What a difference a day makes.
Some are memorable for reasons that become clear in retrospect. Such is the case for Dexter and Emma, the central couple in the surprisingly profound One Day.
David Nicholls wrote the witty prose of the best-selling novel and the deftly constructed screenplay, and the central concept, so absorbing as a literary device, translates surprisingly well to the screen.
The story begins on July 15, 1988, graduation day for Emma Morley (Anne Hathaway) and Dexter Mayhew (Jim Sturgess), Edinburgh college students who skirt a one-night hookup and begin a life-long friendship.
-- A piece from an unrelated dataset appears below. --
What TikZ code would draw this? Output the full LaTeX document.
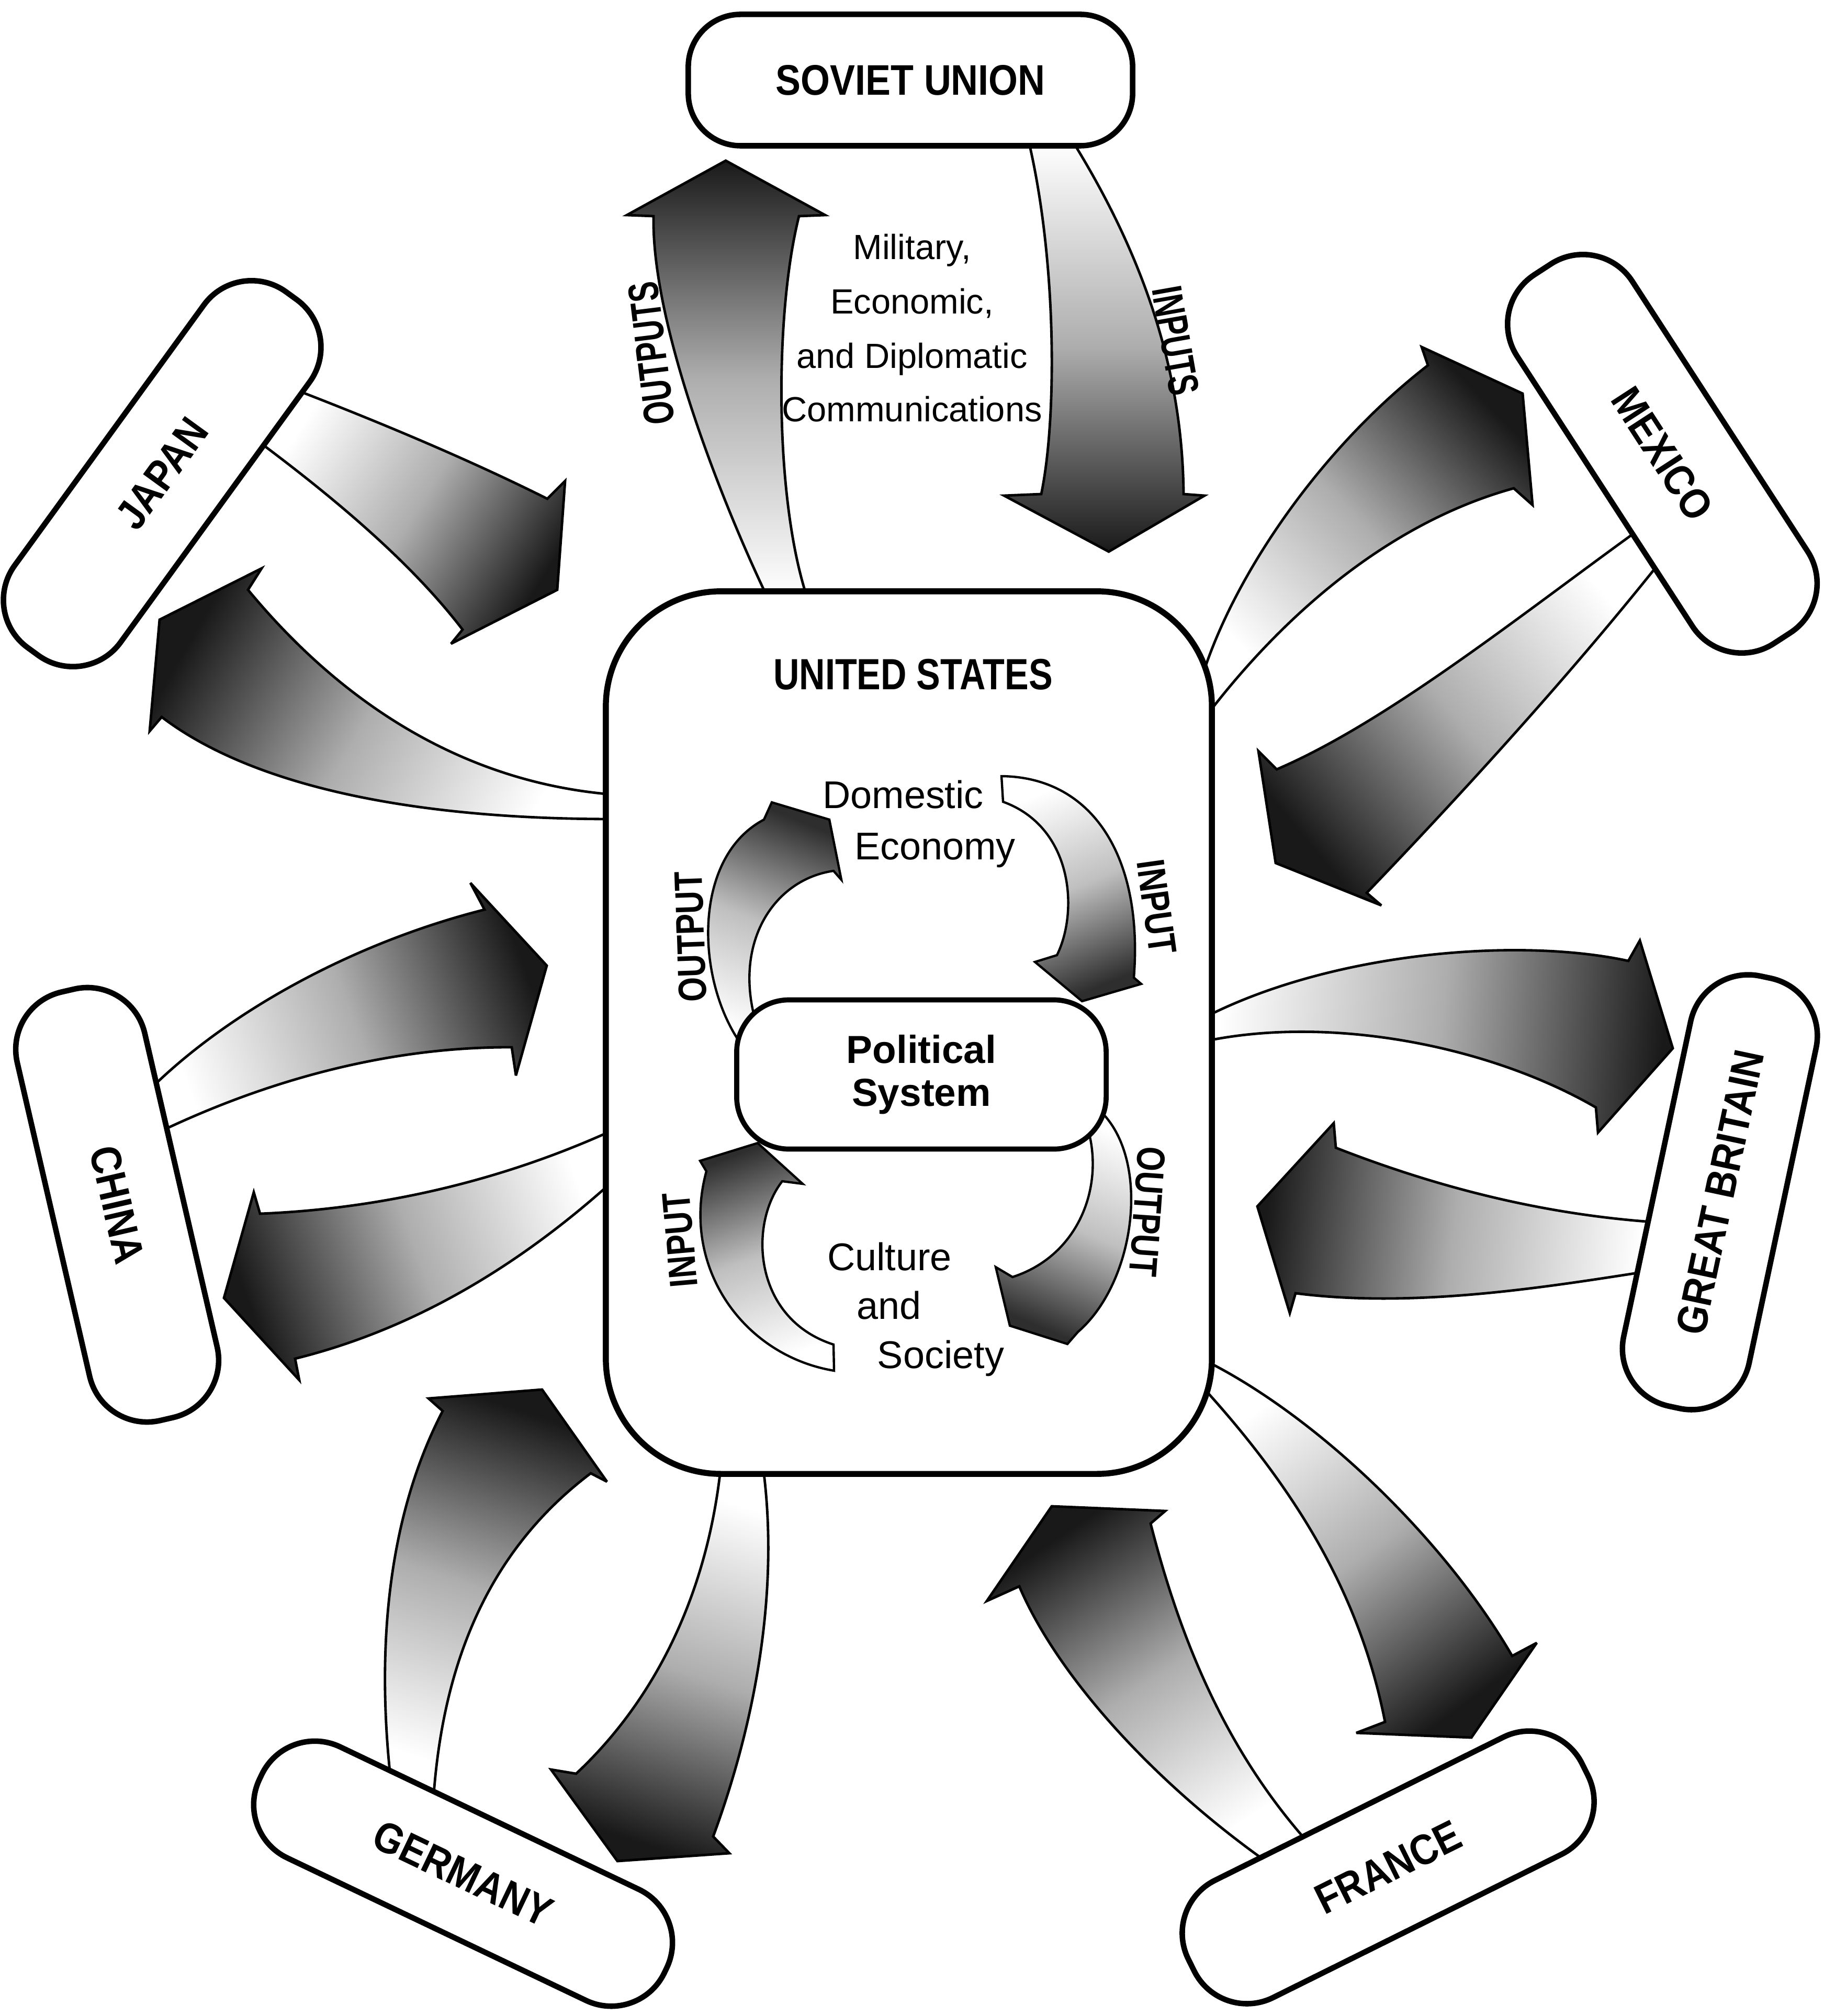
\documentclass[tikz,border=0pt]{standalone}
\usepackage{fontspec}
\setmainfont{Liberation Sans}
\newfontfamily\cbold[FakeStretch=0.88]{Liberation Sans}
\newfontfamily\tbold[FakeStretch=0.82]{Liberation Sans}
\newfontfamily\nbold[FakeStretch=0.70]{Liberation Sans}
\newfontfamily\ibold[FakeStretch=0.80]{Liberation Sans}
\begin{document}
\begin{tikzpicture}[x=0.04mm,y=-0.04mm,
  cbox/.style={draw, line width=1.2pt, fill=white, rounded corners=4.5mm,
    minimum width=33.6mm, minimum height=10mm, inner sep=0pt,
    font=\cbold\bfseries\fontsize{9.3pt}{11pt}\selectfont},
  flow/.style={draw=black, line width=0.55pt, line join=miter, miter limit=4,
    top color=black!90, bottom color=white, middle color=black!32, shading angle=#1},
  sflow/.style={draw=black, line width=0.5pt, line join=miter, miter limit=4,
    top color=black!82, bottom color=white, middle color=black!25, shading angle=#1},
  rtext/.style={font=\fontsize{7.6pt}{9pt}\selectfont, inner sep=0pt, anchor=base},
  etext/.style={font=\fontsize{8.4pt}{10pt}\selectfont, inner sep=0pt, anchor=base},
  slabel/.style={font=\nbold\bfseries\fontsize{9.3pt}{11pt}\selectfont, inner sep=0pt},
  ilabel/.style={font=\ibold\bfseries\fontsize{8.6pt}{10pt}\selectfont, inner sep=0pt}]

\fill[white] (0,0) rectangle (3486,3852);
\useasboundingbox (0,0) rectangle (3486,3852);

% ---------- outer arrows ----------
% Soviet Union: outputs (up)
\draw[flow=0] (1466,1140) .. controls (1380,960) and (1245,620) .. (1249,413)
  -- (1198,411) -- (1387,307) -- (1577,411) -- (1527,413)
  .. controls (1480,600) and (1480,950) .. (1542,1140) -- cycle;
% Soviet Union: inputs (down)
\draw[flow=180] (1966,270) .. controls (2020,500) and (2020,800) .. (1990,944)
  -- (1919,947) -- (2119,1054) -- (2302,947) -- (2262,944)
  .. controls (2260,700) and (2180,480) .. (2050,270) -- cycle;
% Japan -> US
\draw[flow=-122] (568,746) .. controls (760,820) and (920,890) .. (1046,953)
  -- (1080,919) -- (1065,1127) -- (862,1230) -- (884,1203)
  .. controls (790,1080) and (650,960) .. (496,845) -- cycle;
% US -> Japan
\draw[flow=60] (1170,1518) .. controls (950,1500) and (700,1400) .. (474,1127)
  -- (500,1086) -- (305,1184) -- (286,1397) -- (309,1370)
  .. controls (480,1500) and (780,1565) .. (1170,1565) -- cycle;
% US -> Mexico
\draw[flow=-46] (2310,1362) .. controls (2450,1180) and (2650,1000) .. (2893,933)
  -- (2929,965) -- (2910,752) -- (2717,663) -- (2729,698)
  .. controls (2520,860) and (2360,1100) .. (2300,1285) -- cycle;
% Mexico -> US
\draw[flow=130] (3124,1018) .. controls (2900,1180) and (2650,1380) .. (2440,1470)
  -- (2405,1435) -- (2438,1649) -- (2640,1730) -- (2612,1706)
  .. controls (2800,1510) and (3000,1290) .. (3167,1081) -- cycle;
% China -> US
\draw[flow=-70] (287,2081) .. controls (440,1930) and (680,1800) .. (926,1738)
  -- (899,1687) -- (1045,1845) -- (986,2055) -- (978,2001)
  .. controls (750,2000) and (520,2060) .. (306,2162) -- cycle;
% US -> China
\draw[flow=110] (1170,2160) .. controls (950,2260) and (720,2310) .. (497,2319)
  -- (485,2278) -- (428,2480) -- (572,2637) -- (564,2596)
  .. controls (790,2540) and (990,2420) .. (1170,2258) -- cycle;
% US -> Great Britain
\draw[flow=-95] (2310,1940) .. controls (2550,1820) and (2900,1790) .. (3112,1836)
  -- (3134,1797) -- (3197,2003) -- (3054,2164) -- (3050,2116)
  .. controls (2850,2000) and (2550,1940) .. (2310,1988) -- cycle;
% Great Britain -> US
\draw[flow=84] (3160,2335) .. controls (2950,2320) and (2750,2270) .. (2553,2193)
  -- (2549,2146) -- (2403,2305) -- (2465,2509) -- (2476,2471)
  .. controls (2700,2500) and (2950,2460) .. (3137,2431) -- cycle;
% Germany -> US
\draw[flow=-18] (746,3394) .. controls (720,3150) and (740,2900) .. (846,2696)
  -- (819,2672) -- (1036,2655) -- (1160,2831) -- (1129,2815)
  .. controls (950,2950) and (850,3150) .. (829,3428) -- cycle;
% US -> Germany
\draw[flow=162] (1377,2808) .. controls (1350,3050) and (1250,3250) .. (1101,3389)
  -- (1053,3381) -- (1180,3556) -- (1394,3541) -- (1363,3509)
  .. controls (1440,3300) and (1490,3050) .. (1459,2808) -- cycle;
% France -> US
\draw[flow=34] (2416,3554) .. controls (2200,3400) and (2020,3200) .. (1948,3031)
  -- (1886,3059) -- (2010,2878) -- (2227,2887) -- (2199,2911)
  .. controls (2260,3150) and (2350,3350) .. (2495,3515) -- cycle;
% US -> France
\draw[flow=-144] (2300,2652) .. controls (2480,2850) and (2600,3050) .. (2647,3290)
  -- (2592,3311) -- (2812,3320) -- (2937,3139) -- (2890,3164)
  .. controls (2760,2940) and (2520,2710) .. (2310,2603) -- cycle;

% ---------- country boxes ----------
\node[cbox, minimum width=33.96mm, minimum height=10.04mm, rounded corners=4mm] (su) at (1740,153) {SOVIET UNION};
\node[cbox, rotate=54] (jp) at (310,905) {JAPAN};
\node[cbox, rotate=-57, minimum height=10.5mm] (mx) at (3177,867) {MEXICO};
\node[cbox, rotate=-77] (cn) at (224,2302) {CHINA};
\node[cbox, rotate=78, minimum height=9.8mm] (gb) at (3287,2278) {GREAT BRITAIN};
\node[cbox, rotate=-25.5, minimum width=34.3mm, minimum height=9.4mm] (de) at (885,3580) {GERMANY};
\node[cbox, rotate=26.4] (fr) at (2653,3568) {FRANCE};

% ---------- United States ----------
\node[draw, line width=1.3pt, fill=white, rounded corners=8.8mm,
  minimum width=46.32mm, minimum height=67.44mm, inner sep=0pt] (us) at (1737,1973) {};
\node[font=\tbold\bfseries\fontsize{9.5pt}{11pt}\selectfont, inner sep=0pt] (ust) at (1745,1289) {UNITED STATES};

% inner arrows
\draw[sflow=-22] (1420,2000) .. controls (1330,1880) and (1320,1640) .. (1460,1566)
  -- (1475,1533) -- (1585,1566) -- (1608,1681) -- (1593,1664)
  .. controls (1480,1680) and (1400,1800) .. (1445,1955) -- cycle;
\draw[sflow=-158] (1914,1483) .. controls (2090,1485) and (2185,1640) .. (2167,1868)
  -- (2181,1880) -- (2068,1913) -- (1978,1838) -- (2020,1825)
  .. controls (2062,1740) and (2050,1580) .. (1917,1532) -- cycle;
\draw[sflow=157] (2105,2125) .. controls (2200,2220) and (2170,2450) .. (2060,2545)
  -- (2040,2568) -- (1930,2533) -- (1903,2421) -- (1935,2440)
  .. controls (2060,2400) and (2110,2270) .. (2080,2160) -- cycle;
\draw[sflow=20] (1594,2619) .. controls (1420,2590) and (1300,2420) .. (1350,2238)
  -- (1338,2218) -- (1448,2184) -- (1534,2262) -- (1495,2257)
  .. controls (1430,2340) and (1440,2520) .. (1593,2569) -- cycle;

\node[draw, line width=1.1pt, fill=white, rounded corners=4mm,
  minimum width=28.24mm, minimum height=11.4mm, align=center, inner sep=0pt,
  font=\bfseries\fontsize{8.5pt}{9.4pt}\selectfont] (ps) at (1761,2053) {Political\\System};

% ---------- texts ----------
\node[rtext] (m1) at (1743,496) {Military,};
\node[rtext] (m2) at (1743,600) {Economic,};
\node[rtext] (m3) at (1743,704) {and Diplomatic};
\node[rtext] (m4) at (1743,806) {Communications};

\node[etext] (de1) at (1726,1544) {Domestic};
\node[etext] (de2) at (1787,1642) {Economy};
\node[etext] (cs1) at (1700,2427) {Culture};
\node[etext] (cs2) at (1699,2520) {and};
\node[etext] (cs3) at (1798,2614) {Society};

\node[slabel, rotate=97] (lo) at (1245,675) {OUTPUTS};
\node[slabel, rotate=-80] (li) at (2247,651) {INPUTS};
\node[ilabel, rotate=92] (io1) at (1320,1790) {OUTPUT};
\node[ilabel, rotate=-82] (ii1) at (2210,1733) {INPUT};
\node[ilabel, rotate=-94] (io2) at (2193,2315) {OUTPUT};
\node[ilabel, rotate=95] (ii2) at (1300,2369) {INPUT};
\end{tikzpicture}
\end{document}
As the saga spans 1988 to 2011, the story checks in yearly with the characters on the same calendar day to gauge where their lives have taken them. Often, it's not very far. The core conceit is employed subtly, never resorts to gimmickry and spares audiences thudding swaths of exposition.
Amid sharp banter, the film poignantly captures how lives meander and take unexpected turns. Intellectual promise doesn't always lead to a brilliant career, and jobs that seem glamorous often go nowhere.
Emma labors for a couple years as a waitress in London, though she has obvious writing talent. Dexter is a TV presenter who affects a party-hearty manner that irritates most of Britain.
The inspired casting of Hathaway and Sturgess makes the story all the more emotionally engaging.
As the whip-smart, drily funny Emma, Hathaway is terrific. The actress nails the working-class character down to the idiosyncrasies of her North England accent. Her initial gawky charm is conveyed believably, as is her graceful transformation into a successful writer. Hathaway's self-deprecating grimace speaks volumes about Emma's shaky confidence.
Dexter takes longer to mature and shed his self-absorption. Sturgess conveys the various facets of his character superbly. He goes from casually charming college heartthrob to slick on-camera personality to rudderless wash-up and eventually to loving father. He has a more dramatic arc than Emma, but Emma is more consistently sympathetic.
Several supporting characters are excellent, particularly Rafe Spall as Ian, the awkward, unfunny stand-up comedian besotted with Emma.
Director Lone Scherfig was a wise choice for the material. Her last film, 2009's An Education, demonstrated her clear-eyed style and ease with complex material.
One Day is an aching lovely romance, but it's also an insightful look at human potential and the search for a purposeful existence.